Russian Economic Ministry expects economic growth slowdown to reverse in Q2

File Photo of Cash, Coins, Line Graph

(Interfax – MOSCOW, May 16, 2013) The current trend of slowed economic growth in Russia might be reversed this quarter, according to the Russian Economic Development Ministry.

“We anticipate that there will be a turning point in negative trends already in the second quarter and that economic growth will surpass 3% in the second half of the year,” Economic Development Minister Andrei Belousov said at a government session dedicated to economic development scenarios for a three-year horizon.

This forecast takes account of an estimate of the effect of government economic growth stimulus measures.

Belousov recalled that the Economic Development Ministry warned at the end of last year that a pause in growth was likely in the first half of 2013 and that annual GDP growth might not surpass 3%.

“Unfortunately, the growth slowdown has been even stronger than we foresaw last year. GDP growth is slowing for the fifth quarter in a row, with values close to 5%, to 1.1% in the first quarter of this year,” he said.

There are two main groups of factors that have contributed to slowed economic growth.

“First, it’s the depressed mood of global markets.
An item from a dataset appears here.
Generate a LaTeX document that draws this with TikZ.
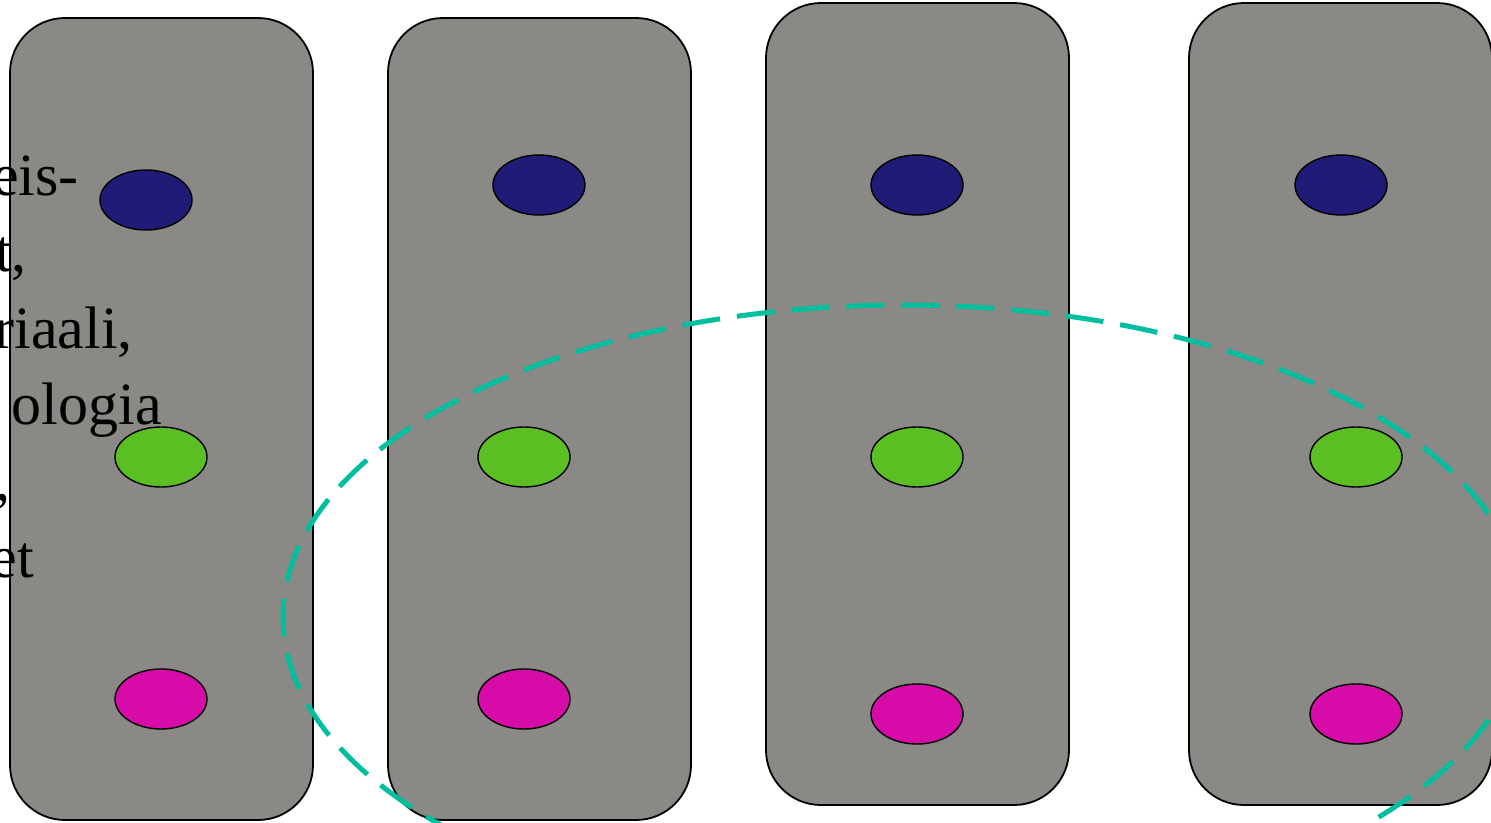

We haven’t had export growth in real terms for practically eight quarters, and exports saw a negative dynamic in the second quarter of last year, even in nominal terms,” Belousov said.

“Second are factors of the domestic monetary policy, primarily high interest rates. For loans to enterprises with a term of over one year, they were higher than 12% in the first quarter of this year. Combined with the ruble’s appreciation, that substantially reduces the competitiveness of Russian companies and suppresses economic activity,” the minister said.

Russia’s toughened monetary policy is supplemented by a rigidified budget policy, especially in terms of investment.

“Last year the decline in state capital investment was around 8% in real terms. This year roughly the same decline is expected,” Belousov said.

The Economic Development Minister noted that weakened state investment activity is supplemented by a drop in investments by the largest infrastructural companies, last year by 10%, and this year possibly by 12%-13%. “That’s predominantly in the gas industry,” he added.

Capex by infrastructural companies is responsible for almost 30% of investments into the Russian economy, so a 10% decline in their value means a deduction of roughly 3 percentage points from combined investments, he said.

“These trends have led to a reduction in the estimates of GDP growth for this year from the 3.7% that we expected last fall to 2.4%. But the economic dynamic would have to speed up markedly even to reach this reduced benchmark,” Belousov said.

Belousov’s ministry has already compiled an action plan to raise economic growth rates.

“Among these (steps) are measures to lower interest rates and raise loan affordability. According to our estimates, the average annual growth rate of loans to companies in 2013-2016 should be at least 16%-18%,” he said.

“We also believe that putting a limit on tariff growth for the services of infrastructural monopolies could provide a stimulating effect for the development of production,” the Economic Development Minister said. He added that these recommendations will be put together in August or September.

Furthermore, the ministry is discussing steps to improve the entrepreneurial climate, accelerate the implementation of the “national entrepreneurship initiative,” support exports and small business, raise the management efficiency at state-owned companies, and several others.